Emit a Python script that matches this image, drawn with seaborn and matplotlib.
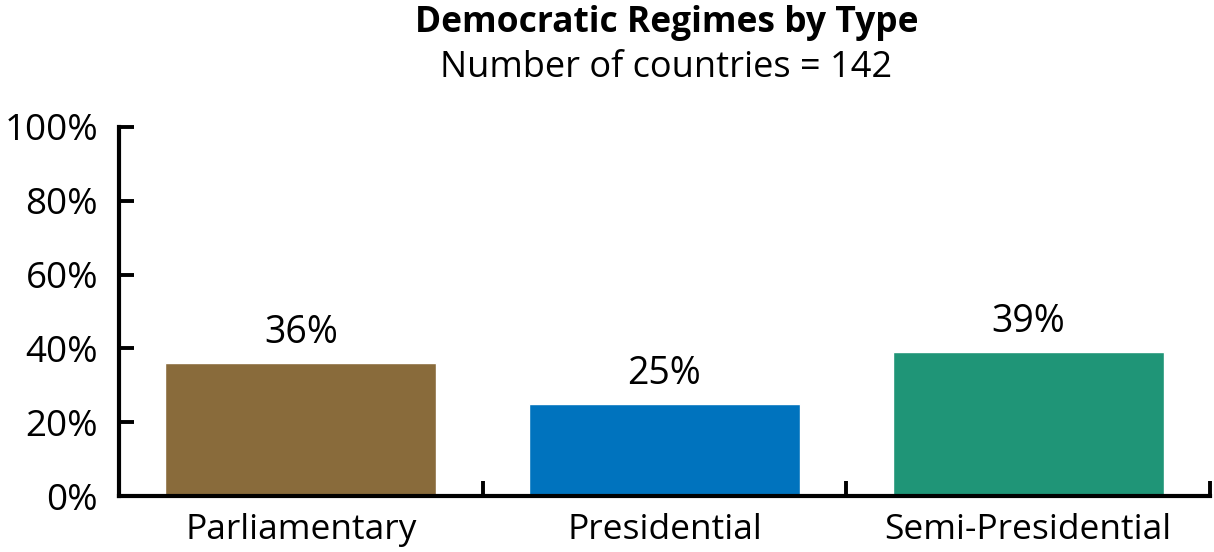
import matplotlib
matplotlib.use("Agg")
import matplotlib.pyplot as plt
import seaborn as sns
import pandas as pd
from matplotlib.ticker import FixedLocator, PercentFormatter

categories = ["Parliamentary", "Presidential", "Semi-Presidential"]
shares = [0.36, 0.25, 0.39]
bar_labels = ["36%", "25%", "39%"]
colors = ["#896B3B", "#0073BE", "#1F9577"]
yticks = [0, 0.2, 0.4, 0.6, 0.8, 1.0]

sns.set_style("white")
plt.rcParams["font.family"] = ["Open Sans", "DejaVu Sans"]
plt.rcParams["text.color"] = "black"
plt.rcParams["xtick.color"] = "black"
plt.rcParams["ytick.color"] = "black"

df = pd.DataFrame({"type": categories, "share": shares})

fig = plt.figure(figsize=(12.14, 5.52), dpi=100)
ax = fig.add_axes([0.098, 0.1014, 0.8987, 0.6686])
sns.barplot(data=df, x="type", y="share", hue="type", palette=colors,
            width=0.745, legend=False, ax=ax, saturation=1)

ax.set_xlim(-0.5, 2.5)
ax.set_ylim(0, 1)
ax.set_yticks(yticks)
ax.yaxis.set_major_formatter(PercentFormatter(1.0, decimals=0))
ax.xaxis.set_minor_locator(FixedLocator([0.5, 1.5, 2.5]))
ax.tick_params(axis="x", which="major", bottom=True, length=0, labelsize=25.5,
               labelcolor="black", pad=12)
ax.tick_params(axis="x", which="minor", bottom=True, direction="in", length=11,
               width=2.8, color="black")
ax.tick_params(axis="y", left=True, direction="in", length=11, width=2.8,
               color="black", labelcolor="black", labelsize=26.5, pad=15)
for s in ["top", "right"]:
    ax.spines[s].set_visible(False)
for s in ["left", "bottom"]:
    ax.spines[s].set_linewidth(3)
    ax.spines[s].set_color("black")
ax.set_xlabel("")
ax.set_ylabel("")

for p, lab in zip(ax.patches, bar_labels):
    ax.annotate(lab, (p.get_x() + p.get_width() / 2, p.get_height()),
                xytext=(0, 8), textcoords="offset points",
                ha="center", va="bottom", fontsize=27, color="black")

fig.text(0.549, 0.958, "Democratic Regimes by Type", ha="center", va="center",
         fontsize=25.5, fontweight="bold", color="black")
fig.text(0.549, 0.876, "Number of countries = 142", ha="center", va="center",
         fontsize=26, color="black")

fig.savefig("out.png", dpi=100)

+--

GIVEN PROBLEM: Say, as a number only, how many lines of the data contain "matplotlib".

EXERCISE OUTPUT: 5